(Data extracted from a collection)
****

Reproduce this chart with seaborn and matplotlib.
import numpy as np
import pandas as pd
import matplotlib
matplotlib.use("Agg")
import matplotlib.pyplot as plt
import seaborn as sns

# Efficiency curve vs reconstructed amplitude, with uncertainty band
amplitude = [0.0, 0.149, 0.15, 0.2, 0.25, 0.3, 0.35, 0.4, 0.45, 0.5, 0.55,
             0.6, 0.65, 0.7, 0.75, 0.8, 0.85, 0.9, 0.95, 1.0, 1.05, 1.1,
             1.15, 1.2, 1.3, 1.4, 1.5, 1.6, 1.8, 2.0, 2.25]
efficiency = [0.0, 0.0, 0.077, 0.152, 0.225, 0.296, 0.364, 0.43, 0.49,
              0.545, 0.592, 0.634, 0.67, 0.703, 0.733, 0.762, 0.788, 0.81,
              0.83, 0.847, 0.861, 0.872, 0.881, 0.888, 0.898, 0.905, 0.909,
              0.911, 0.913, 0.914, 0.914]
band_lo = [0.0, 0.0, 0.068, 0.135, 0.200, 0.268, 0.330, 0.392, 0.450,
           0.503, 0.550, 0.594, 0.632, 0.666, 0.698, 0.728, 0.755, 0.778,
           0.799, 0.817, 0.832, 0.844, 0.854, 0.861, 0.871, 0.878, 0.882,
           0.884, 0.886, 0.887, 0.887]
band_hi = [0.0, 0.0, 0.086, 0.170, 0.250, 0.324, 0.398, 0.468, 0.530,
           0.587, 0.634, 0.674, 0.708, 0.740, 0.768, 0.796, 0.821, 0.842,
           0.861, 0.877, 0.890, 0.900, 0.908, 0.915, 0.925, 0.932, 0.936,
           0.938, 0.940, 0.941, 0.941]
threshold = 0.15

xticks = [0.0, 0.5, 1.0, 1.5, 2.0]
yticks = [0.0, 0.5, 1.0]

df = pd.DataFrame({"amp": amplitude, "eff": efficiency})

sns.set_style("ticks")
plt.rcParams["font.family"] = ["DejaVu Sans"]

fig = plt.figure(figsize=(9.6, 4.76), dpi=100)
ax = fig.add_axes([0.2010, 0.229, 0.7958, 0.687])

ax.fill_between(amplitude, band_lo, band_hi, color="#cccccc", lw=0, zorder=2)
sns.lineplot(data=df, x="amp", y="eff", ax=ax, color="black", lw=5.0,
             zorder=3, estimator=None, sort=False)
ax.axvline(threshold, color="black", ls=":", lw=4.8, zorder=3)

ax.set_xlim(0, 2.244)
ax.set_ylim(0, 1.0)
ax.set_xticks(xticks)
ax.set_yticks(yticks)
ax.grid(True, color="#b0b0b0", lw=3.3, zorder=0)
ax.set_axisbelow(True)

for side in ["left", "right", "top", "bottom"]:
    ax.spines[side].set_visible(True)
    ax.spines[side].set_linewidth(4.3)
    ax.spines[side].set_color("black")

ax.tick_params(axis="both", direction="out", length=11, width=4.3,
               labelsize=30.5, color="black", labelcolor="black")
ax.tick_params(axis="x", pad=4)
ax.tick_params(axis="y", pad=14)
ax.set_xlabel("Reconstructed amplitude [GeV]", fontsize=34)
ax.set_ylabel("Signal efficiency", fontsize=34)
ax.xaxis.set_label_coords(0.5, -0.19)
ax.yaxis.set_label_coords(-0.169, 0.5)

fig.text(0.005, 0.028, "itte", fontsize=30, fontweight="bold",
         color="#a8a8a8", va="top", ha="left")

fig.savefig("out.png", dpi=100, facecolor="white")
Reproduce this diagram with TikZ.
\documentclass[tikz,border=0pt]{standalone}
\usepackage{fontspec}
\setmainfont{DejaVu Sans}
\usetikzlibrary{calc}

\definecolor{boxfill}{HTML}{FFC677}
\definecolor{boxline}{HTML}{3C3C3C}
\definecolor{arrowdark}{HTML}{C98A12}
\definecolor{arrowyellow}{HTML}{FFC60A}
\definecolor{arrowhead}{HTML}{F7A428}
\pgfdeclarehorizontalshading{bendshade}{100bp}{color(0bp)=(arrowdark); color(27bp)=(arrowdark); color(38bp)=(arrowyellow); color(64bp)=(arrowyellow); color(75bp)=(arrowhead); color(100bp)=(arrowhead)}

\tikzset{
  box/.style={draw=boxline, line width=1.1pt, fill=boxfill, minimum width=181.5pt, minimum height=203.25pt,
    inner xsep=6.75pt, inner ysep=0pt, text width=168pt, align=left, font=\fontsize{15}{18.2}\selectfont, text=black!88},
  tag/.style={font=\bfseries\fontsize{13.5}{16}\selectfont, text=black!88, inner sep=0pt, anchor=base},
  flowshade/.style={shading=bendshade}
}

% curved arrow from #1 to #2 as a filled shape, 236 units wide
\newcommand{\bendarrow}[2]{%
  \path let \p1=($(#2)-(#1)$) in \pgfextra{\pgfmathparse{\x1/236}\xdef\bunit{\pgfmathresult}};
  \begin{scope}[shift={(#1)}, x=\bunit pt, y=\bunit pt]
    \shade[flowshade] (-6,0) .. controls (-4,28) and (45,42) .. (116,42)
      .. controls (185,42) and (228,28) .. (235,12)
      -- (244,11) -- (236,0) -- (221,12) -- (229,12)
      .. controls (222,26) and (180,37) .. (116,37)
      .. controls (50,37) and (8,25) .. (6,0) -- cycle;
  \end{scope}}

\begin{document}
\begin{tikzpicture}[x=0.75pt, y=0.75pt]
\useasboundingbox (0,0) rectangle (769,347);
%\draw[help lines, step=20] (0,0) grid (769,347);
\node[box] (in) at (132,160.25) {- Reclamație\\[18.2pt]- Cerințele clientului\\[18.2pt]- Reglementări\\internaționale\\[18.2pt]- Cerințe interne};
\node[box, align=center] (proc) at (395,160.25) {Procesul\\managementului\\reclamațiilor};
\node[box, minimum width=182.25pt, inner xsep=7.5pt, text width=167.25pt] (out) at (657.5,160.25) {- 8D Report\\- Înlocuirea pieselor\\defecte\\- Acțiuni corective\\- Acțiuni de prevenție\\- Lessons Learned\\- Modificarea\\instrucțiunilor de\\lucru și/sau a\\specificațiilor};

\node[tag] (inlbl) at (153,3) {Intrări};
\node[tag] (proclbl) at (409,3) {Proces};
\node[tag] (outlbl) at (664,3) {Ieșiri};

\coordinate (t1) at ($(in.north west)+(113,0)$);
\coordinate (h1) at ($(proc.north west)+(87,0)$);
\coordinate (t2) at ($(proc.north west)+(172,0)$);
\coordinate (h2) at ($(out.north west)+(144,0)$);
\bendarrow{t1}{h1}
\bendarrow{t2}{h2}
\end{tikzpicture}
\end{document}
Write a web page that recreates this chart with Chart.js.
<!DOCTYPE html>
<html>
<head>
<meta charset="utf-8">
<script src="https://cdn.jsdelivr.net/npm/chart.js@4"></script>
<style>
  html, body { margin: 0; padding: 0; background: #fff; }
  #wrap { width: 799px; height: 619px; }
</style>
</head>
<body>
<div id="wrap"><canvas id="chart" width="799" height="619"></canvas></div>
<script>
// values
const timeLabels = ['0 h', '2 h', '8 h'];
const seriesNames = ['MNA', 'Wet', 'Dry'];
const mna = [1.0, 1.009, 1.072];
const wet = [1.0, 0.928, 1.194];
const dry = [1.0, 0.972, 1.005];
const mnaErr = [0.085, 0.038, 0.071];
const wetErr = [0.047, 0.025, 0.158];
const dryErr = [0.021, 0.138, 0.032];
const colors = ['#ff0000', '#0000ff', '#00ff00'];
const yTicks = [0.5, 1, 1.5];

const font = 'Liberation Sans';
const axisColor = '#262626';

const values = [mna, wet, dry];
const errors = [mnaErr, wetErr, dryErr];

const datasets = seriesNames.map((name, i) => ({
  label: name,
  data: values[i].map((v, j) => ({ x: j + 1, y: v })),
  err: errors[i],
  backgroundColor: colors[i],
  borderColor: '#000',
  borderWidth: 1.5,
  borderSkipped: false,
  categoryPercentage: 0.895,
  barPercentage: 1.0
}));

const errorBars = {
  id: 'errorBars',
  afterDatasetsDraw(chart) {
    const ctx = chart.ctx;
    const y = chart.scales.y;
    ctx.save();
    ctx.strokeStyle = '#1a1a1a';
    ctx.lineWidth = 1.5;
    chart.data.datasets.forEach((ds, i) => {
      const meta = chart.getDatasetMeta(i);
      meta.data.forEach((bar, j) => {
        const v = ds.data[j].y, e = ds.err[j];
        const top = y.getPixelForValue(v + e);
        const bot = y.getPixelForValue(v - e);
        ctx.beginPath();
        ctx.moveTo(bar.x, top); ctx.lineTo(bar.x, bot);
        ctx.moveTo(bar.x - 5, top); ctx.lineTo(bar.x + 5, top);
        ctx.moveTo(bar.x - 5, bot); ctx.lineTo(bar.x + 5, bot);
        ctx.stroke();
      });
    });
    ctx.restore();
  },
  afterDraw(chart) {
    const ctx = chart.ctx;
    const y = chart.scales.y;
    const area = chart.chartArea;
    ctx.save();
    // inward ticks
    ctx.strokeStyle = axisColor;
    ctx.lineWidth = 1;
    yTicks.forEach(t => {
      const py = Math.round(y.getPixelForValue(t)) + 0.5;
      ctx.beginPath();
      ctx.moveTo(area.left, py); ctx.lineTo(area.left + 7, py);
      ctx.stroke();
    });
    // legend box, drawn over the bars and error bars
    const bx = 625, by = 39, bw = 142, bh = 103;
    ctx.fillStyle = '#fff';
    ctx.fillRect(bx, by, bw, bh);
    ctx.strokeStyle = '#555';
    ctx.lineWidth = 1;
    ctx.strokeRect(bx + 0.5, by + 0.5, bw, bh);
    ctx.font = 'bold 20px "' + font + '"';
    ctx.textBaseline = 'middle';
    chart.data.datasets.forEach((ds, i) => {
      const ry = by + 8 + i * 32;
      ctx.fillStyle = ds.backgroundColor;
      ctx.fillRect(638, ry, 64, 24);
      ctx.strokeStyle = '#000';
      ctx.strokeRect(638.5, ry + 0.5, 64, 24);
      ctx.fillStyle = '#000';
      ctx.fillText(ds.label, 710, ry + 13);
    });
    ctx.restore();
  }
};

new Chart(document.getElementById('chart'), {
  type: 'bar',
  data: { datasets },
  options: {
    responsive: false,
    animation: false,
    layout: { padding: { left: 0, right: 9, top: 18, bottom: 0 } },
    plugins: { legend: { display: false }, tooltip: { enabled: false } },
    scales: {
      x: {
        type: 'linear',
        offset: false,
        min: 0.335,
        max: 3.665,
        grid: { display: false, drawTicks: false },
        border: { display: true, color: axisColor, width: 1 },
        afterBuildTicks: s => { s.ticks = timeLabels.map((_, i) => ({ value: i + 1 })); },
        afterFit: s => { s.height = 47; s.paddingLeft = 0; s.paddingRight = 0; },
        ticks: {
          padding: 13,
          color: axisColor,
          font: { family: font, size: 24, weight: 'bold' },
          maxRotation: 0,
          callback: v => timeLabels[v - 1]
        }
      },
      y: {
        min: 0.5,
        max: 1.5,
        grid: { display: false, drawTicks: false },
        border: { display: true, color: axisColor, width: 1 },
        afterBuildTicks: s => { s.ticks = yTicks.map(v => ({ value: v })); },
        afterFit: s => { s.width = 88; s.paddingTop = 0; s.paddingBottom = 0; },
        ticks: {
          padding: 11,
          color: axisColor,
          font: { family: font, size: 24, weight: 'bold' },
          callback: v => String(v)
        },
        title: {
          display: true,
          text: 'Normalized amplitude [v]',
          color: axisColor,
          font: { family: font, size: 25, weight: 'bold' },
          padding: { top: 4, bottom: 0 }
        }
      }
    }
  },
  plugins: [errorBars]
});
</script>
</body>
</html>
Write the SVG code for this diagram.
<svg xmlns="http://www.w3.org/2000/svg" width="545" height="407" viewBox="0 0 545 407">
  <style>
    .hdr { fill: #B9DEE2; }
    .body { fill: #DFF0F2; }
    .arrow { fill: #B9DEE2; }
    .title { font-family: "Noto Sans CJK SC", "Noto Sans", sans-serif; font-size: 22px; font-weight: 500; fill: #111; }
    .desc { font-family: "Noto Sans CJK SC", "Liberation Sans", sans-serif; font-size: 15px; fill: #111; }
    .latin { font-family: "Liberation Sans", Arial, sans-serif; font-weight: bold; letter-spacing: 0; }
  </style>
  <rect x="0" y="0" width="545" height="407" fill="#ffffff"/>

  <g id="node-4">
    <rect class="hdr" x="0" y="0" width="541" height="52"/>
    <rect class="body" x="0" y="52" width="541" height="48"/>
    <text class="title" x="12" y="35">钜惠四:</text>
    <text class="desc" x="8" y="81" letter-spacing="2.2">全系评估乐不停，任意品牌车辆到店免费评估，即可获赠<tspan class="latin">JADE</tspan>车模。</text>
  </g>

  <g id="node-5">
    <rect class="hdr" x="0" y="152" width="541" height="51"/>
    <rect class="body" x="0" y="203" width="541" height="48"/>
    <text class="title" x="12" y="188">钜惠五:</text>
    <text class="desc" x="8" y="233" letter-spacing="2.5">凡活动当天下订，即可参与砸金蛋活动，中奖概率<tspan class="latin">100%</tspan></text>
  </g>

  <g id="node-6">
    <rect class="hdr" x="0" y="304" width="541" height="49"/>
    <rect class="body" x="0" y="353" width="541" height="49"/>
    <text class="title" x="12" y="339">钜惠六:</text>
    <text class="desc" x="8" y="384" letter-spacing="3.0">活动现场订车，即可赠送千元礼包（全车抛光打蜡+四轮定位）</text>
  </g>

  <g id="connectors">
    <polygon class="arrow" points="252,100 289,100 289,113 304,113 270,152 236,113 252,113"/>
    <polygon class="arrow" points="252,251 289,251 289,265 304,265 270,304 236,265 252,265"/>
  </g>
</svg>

****

> **Written task**: Find every line containing the word "diagram", then give the total and nothing more.

> **Exercise solution**: 2